[START]
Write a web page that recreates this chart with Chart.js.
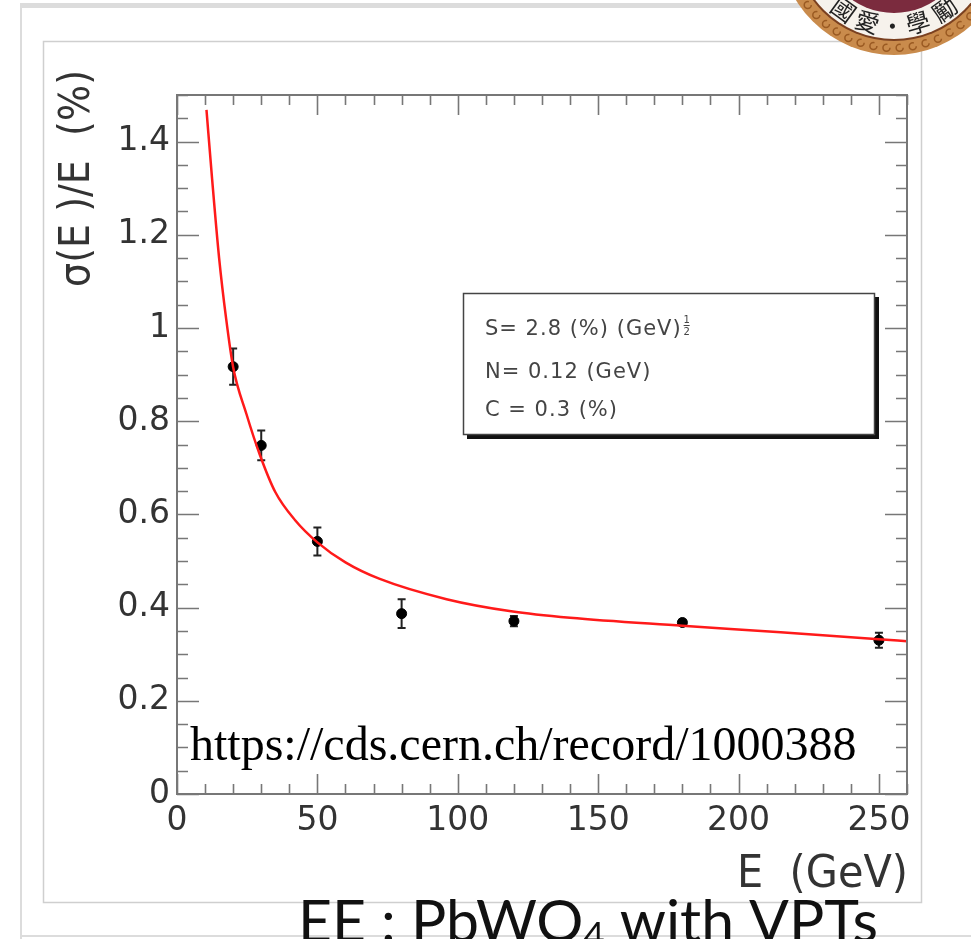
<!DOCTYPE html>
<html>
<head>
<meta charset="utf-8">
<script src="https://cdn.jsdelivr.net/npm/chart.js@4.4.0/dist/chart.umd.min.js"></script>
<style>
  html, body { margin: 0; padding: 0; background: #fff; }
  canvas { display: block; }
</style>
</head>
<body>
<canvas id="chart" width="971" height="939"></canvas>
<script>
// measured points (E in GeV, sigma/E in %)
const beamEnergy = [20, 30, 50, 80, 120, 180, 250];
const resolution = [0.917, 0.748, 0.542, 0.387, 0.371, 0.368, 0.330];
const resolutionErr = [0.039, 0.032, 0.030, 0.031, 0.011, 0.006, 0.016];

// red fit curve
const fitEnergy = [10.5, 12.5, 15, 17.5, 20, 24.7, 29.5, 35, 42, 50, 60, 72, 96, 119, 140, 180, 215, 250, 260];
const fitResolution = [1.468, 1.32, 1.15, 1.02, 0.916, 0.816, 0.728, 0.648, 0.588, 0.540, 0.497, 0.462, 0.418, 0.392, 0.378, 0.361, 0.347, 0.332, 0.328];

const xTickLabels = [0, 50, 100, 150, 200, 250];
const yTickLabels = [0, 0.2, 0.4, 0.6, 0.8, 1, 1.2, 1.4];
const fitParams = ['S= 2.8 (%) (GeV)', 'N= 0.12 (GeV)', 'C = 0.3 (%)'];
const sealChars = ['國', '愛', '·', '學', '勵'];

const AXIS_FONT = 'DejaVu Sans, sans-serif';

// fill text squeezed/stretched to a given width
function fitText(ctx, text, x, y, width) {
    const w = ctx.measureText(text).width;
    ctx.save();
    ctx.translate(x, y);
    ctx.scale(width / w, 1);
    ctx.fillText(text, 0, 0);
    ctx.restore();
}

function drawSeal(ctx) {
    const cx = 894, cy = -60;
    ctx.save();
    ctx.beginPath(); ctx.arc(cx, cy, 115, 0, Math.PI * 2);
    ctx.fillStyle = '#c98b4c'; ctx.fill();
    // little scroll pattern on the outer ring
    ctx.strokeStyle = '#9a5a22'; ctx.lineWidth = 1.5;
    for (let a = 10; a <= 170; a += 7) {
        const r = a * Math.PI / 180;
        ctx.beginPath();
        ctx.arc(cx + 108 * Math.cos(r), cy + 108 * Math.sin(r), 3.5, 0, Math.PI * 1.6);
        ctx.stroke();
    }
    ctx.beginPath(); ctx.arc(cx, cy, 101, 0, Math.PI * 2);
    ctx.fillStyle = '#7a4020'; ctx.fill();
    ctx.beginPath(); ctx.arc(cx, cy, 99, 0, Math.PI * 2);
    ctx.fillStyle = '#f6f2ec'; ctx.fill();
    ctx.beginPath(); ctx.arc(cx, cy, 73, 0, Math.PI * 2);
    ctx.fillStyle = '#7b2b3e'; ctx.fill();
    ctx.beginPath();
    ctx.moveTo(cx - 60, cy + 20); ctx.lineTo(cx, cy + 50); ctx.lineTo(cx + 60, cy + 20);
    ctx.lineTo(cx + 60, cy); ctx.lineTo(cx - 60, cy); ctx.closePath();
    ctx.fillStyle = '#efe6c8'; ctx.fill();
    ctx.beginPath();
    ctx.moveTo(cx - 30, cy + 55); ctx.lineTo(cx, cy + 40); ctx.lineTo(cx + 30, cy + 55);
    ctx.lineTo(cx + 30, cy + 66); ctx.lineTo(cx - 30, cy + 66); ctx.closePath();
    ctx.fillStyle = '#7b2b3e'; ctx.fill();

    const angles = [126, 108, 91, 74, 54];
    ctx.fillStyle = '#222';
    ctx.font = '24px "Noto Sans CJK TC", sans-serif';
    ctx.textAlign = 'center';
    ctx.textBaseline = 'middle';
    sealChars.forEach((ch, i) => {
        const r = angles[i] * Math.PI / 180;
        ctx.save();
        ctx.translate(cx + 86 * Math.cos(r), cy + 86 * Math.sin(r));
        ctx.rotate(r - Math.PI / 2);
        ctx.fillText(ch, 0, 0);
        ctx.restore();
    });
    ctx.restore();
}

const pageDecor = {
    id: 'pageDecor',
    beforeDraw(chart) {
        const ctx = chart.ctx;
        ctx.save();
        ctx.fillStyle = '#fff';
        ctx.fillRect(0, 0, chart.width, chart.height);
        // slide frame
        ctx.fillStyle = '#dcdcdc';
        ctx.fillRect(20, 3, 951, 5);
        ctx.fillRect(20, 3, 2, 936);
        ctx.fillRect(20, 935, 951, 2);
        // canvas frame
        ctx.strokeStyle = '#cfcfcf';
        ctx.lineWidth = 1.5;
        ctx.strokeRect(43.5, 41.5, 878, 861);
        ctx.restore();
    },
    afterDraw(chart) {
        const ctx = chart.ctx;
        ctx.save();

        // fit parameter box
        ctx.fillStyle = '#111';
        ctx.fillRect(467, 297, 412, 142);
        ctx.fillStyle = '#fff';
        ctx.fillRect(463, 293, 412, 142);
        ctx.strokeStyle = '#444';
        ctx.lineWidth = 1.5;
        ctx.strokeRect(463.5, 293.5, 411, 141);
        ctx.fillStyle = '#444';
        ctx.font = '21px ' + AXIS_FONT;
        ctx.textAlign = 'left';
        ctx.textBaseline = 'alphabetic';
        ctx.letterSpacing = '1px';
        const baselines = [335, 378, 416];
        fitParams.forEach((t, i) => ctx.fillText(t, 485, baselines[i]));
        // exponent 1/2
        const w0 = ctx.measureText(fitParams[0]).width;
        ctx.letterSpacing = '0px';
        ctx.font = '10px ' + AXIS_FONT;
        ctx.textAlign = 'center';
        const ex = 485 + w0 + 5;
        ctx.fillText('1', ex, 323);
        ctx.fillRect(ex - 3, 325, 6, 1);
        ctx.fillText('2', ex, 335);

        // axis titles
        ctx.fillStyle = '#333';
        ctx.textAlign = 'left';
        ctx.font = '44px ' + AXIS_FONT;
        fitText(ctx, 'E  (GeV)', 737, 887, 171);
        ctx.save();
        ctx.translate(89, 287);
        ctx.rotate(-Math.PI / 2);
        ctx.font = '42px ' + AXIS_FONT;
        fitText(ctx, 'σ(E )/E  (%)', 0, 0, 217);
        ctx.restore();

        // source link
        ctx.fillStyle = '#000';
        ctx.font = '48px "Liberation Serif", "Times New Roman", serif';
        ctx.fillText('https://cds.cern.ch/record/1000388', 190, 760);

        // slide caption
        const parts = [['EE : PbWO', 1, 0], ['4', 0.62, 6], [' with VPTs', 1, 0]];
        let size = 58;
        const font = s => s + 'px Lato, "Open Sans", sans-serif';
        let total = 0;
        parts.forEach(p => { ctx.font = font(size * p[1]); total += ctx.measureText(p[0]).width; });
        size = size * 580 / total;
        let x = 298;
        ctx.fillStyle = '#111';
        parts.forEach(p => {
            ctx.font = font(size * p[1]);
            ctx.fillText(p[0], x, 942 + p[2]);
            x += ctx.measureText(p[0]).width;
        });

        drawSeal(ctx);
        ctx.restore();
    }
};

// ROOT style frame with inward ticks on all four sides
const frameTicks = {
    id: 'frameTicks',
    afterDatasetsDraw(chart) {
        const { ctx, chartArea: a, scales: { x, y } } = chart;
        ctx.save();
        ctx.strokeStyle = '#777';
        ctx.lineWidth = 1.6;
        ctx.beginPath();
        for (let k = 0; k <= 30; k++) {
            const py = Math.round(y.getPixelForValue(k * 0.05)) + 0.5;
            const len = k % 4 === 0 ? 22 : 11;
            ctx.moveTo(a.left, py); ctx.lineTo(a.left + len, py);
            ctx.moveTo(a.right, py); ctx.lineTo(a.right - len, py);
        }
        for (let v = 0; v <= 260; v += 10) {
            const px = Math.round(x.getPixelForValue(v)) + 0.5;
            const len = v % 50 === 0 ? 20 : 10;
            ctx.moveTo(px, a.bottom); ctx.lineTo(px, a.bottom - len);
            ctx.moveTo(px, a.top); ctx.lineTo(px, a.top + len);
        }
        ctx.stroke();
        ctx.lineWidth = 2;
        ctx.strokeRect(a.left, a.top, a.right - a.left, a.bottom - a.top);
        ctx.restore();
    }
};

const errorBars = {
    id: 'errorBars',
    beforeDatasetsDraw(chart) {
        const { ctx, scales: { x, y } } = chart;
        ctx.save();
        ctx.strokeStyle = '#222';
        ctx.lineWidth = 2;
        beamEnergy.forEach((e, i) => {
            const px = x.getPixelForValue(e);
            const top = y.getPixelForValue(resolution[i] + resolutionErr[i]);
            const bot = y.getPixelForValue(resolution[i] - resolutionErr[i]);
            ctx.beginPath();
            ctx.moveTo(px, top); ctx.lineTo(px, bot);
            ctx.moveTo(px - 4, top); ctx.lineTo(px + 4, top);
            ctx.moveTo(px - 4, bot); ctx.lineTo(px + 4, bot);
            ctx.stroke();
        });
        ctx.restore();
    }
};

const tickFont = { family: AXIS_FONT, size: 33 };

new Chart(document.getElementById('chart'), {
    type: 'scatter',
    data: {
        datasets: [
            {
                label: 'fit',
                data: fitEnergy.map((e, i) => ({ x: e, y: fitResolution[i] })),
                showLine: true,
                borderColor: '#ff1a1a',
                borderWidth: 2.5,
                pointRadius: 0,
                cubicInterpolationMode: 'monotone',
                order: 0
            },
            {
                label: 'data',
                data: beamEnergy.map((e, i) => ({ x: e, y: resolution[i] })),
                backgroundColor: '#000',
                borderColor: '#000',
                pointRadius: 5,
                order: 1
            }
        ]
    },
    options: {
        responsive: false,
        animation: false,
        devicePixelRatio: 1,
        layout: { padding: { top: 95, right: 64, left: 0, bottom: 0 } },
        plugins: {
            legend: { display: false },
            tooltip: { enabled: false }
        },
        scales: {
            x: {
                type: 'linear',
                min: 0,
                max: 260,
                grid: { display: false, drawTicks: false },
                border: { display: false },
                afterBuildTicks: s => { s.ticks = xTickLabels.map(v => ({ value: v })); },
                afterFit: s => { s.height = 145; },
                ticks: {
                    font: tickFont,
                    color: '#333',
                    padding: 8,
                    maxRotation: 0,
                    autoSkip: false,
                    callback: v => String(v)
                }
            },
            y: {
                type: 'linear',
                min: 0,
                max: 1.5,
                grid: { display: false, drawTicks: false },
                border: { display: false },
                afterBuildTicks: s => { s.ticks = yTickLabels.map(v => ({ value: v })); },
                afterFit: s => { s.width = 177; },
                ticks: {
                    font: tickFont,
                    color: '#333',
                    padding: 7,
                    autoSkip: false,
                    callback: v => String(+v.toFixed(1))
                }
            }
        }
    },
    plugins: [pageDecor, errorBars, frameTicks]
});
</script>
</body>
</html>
[END]
- SET PROBLEM
Return exactly what appears from the opening line of the material through the line with "0.011, 0.006, 0.016];", apart from the pictures.

- SOLUTION TO THIS EXERCISE
Write a web page that recreates this chart with Chart.js.
<!DOCTYPE html>
<html>
<head>
<meta charset="utf-8">
<script src="https://cdn.jsdelivr.net/npm/chart.js@4.4.0/dist/chart.umd.min.js"></script>
<style>
  html, body { margin: 0; padding: 0; background: #fff; }
  canvas { display: block; }
</style>
</head>
<body>
<canvas id="chart" width="971" height="939"></canvas>
<script>
// measured points (E in GeV, sigma/E in %)
const beamEnergy = [20, 30, 50, 80, 120, 180, 250];
const resolution = [0.917, 0.748, 0.542, 0.387, 0.371, 0.368, 0.330];
const resolutionErr = [0.039, 0.032, 0.030, 0.031, 0.011, 0.006, 0.016];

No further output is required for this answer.